Macy and Savannah take their aunt to see her sister for reconciliation, but they start physically fighting with each other. Richard buys flowers and cake for his aunt. James and Beatrice make the aunt a photo album - which she likes. Macy and Savannah are unable to compete against their cousins, so they plan to bring out the aunt's high school crush Bill. Beatrice overhears the plan and decides to get her aunt to sleep with her husband James, who rebels against it.

Macy and Savannah see Bill, but he lives in a Halfway House for sex offenders who are out of prison. They bribe him with $200, and give him the aunt's address.

Bill arrives for the date, and Dick remembers that Bill is a flasher and mentions it to Beatrice who breaks into the aunt's room and tells her about Bill being a sex offender. Aunt is willing to give Bill a second chance and get married, so Bill would inherit the estate, which spoils the cousins' plans.

The cousins all join together to take out Bill, deciding to split the estate equally between them. The plan is to show that Bill is still a flasher. Their younger sister is set as a bait for the sex offender Bill, and she agrees to get him drunk, and get him to flash.

James leaves, and wants his wife to come with him. He says it's either him or the money, and Beatrice chooses the money. The cousins lure Bill out to the garden and seat him with Ellen, but he passes out. Savannah unzips his pant and takes some pictures. Macy tries to zip him up, when her boyfriend Geoff arrives to see it happen. Hilda starts foaming at the mouth and a doctor is called who informs them it's time to say their goodbyes. The cousins give the aunt a will to sign with her giving up her estate to them.

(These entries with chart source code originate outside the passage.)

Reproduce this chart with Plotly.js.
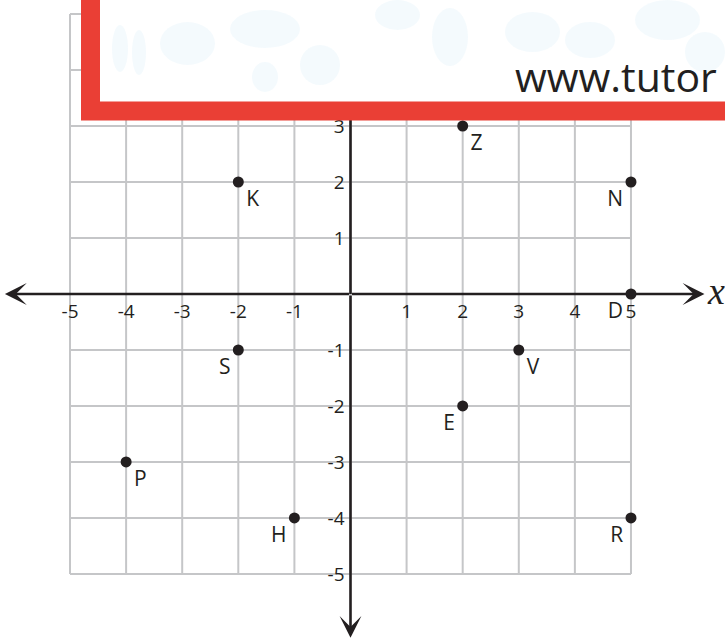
<!DOCTYPE html>
<html>
<head>
<meta charset="utf-8">
<script src="https://cdn.plot.ly/plotly-3.0.1.min.js"></script>
<style>
  html, body { margin: 0; padding: 0; background: #ffffff; }
  #chart { width: 725px; height: 640px; }
</style>
</head>
<body>
<div id="chart"></div>
<script>
// ---- data ----
const gridVals = [-5, -4, -3, -2, -1, 0, 1, 2, 3, 4, 5];
const xTickVals = [-5, -4, -3, -2, -1, 1, 2, 3, 4, 5];
const xTickText = ['-5', '-4', '-3', '-2', '-1', '1', '2', '3', '4', '5'];
const yTickVals = [-5, -4, -3, -2, -1, 1, 2, 3, 4, 5];
const yTickText = ['-5', '-4', '-3', '-2', '-1', '1', '2', '3', '4', '5'];
const pointNames = ['Z', 'K', 'N', 'D', 'S', 'V', 'E', 'P', 'H', 'R'];
const pointX = [2, -2, 5, 5, -2, 3, 2, -4, -1, 5];
const pointY = [3, 2, 2, 0, -1, -1, -2, -3, -4, -4];
const bannerText = 'www.tutor';
const axisLabel = 'x';

// ---- styling ----
const ink = '#231f20';
const gridColor = '#c5c6c8';
const W = 725, H = 640;
const xRange = [-6.248, 6.676];
const yRange = [-6.179, 5.25];

const gMin = Math.min(...gridVals), gMax = Math.max(...gridVals);
const shapes = [];
gridVals.forEach(v => {
  shapes.push({type: 'line', layer: 'below', xref: 'x', yref: 'y',
    x0: v, x1: v, y0: gMin, y1: gMax, line: {color: gridColor, width: 2}});
  shapes.push({type: 'line', layer: 'below', xref: 'x', yref: 'y',
    x0: gMin, x1: gMax, y0: v, y1: v, line: {color: gridColor, width: 2}});
});
// upward part of y axis (hidden under banner)
shapes.push({type: 'line', layer: 'below', xref: 'x', yref: 'y',
  x0: 0, x1: 0, y0: 0, y1: yRange[1], line: {color: ink, width: 2.6}});

// banner decorations (faint background pattern)
const px = v => v / W, py = v => 1 - v / H;
const deco = 'rgba(205,232,248,0.5)';
const blobs = [
  [112, 25, 128, 72], [132, 30, 146, 75], [160, 22, 215, 65], [230, 10, 300, 48],
  [300, 45, 340, 85], [375, 0, 420, 30], [432, 8, 468, 66], [505, 12, 560, 52],
  [565, 22, 615, 58], [635, 0, 700, 40], [685, 32, 725, 72], [252, 62, 278, 92]
];
blobs.forEach(b => {
  shapes.push({type: 'circle', layer: 'above', xref: 'paper', yref: 'paper',
    x0: px(b[0]), x1: px(b[2]), y0: py(b[3]), y1: py(b[1]),
    fillcolor: deco, line: {width: 0}, opacity: 0.45});
});
// banner frame
shapes.unshift({type: 'rect', layer: 'above', xref: 'paper', yref: 'paper',
  x0: px(90.5), x1: 1.2, y0: py(111), y1: 1.2,
  fillcolor: '#ffffff', line: {color: '#ea3f35', width: 19}});

const labelPos = ['bottom right', 'bottom right', 'bottom left', 'bottom left', 'bottom left',
                  'bottom right', 'bottom left', 'bottom right', 'bottom left', 'bottom left'];

const trace = {
  type: 'scatter',
  mode: 'markers+text',
  x: pointX,
  y: pointY,
  text: pointNames,
  textposition: labelPos,
  textfont: {family: 'Open Sans, sans-serif', size: 21, color: ink},
  marker: {color: ink, size: 11},
  cliponaxis: false,
  hoverinfo: 'skip'
};

const arrowCommon = {axref: 'x', ayref: 'y', xref: 'x', yref: 'y', text: '',
  showarrow: true, arrowhead: 3, arrowsize: 1.4, arrowwidth: 2.6, arrowcolor: ink};

const annotations = [
  Object.assign({}, arrowCommon, {x: -6.16, y: 0, ax: 0, ay: 0}),
  Object.assign({}, arrowCommon, {x: 6.31, y: 0, ax: 0, ay: 0}),
  Object.assign({}, arrowCommon, {x: 0, y: -6.14, ax: 0, ay: 0}),
  {xref: 'paper', yref: 'paper', x: px(705), y: py(291), xanchor: 'left', yanchor: 'middle',
   text: axisLabel, showarrow: false,
   font: {family: 'Liberation Serif, DejaVu Serif, serif', size: 38, color: ink, style: 'italic'}},
  {xref: 'paper', yref: 'paper', x: px(513), y: py(76), xanchor: 'left', yanchor: 'middle',
   text: bannerText, showarrow: false,
   font: {family: 'Open Sans, sans-serif', size: 41, color: ink}}
];

const layout = {
  width: W, height: H,
  margin: {l: 0, r: 0, t: 0, b: 0, pad: 0},
  paper_bgcolor: '#ffffff', plot_bgcolor: '#ffffff',
  showlegend: false,
  xaxis: {range: xRange, showgrid: false, zeroline: false, showline: false,
    anchor: 'free', position: 1 - 294 / H,
    tickmode: 'array', tickvals: xTickVals, ticktext: xTickText, ticks: '',
    ticklabelstandoff: 4,
    tickfont: {family: 'Open Sans, sans-serif', size: 19, color: ink}, fixedrange: true},
  yaxis: {range: yRange, showgrid: false, zeroline: false, showline: false,
    anchor: 'free', position: 350.5 / W,
    tickmode: 'array', tickvals: yTickVals, ticktext: yTickText, ticks: '',
    ticklabelstandoff: 6,
    tickfont: {family: 'Open Sans, sans-serif', size: 19, color: ink}, fixedrange: true},
  shapes: shapes,
  annotations: annotations
};

Plotly.newPlot('chart', [trace], layout, {staticPlot: true, displayModeBar: false});
</script>
</body>
</html>
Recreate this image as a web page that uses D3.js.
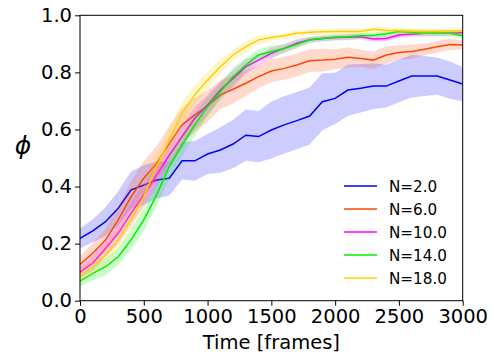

After forcing her to sign it, she rebukes them before taking her last breath.

At the will execution, the lawyer says the aunt had 17 million dollars, but only $38.17 remain after debts are accounted for. Plus Macy gets the painting of the aunt's dog.

When Macy and her sisters go home, they discover a document with the painting's value assessed at $4.3 million.

== Cast ==
- Toni Collette as Macey
- Anna Faris as Savannah
- David Duchovny as Richard
- Rosemarie DeWitt as Beatrice
- Kathleen Turner as Aunt Hilda
- Ron Livingston as James
- Keyla Monterroso Mejia as Ellen
- Danny Vinson as Bill

== Production ==
Signature and Capstone announced that Dean Craig was writing and directing The Estate in December 2021, and Toni Collette and Anna Faris would star in the film. In the following months, Kathleen Turner, Rosemarie DeWitt, Keyla Monterroso Mejia, David Duchovny, and Ron Livingston joined the cast.

Filming took place in New Orleans between February and March 2022.

==Release==
Signature released the film to limited theaters on November 4, 2022. It released on DVD on January 10, 2023.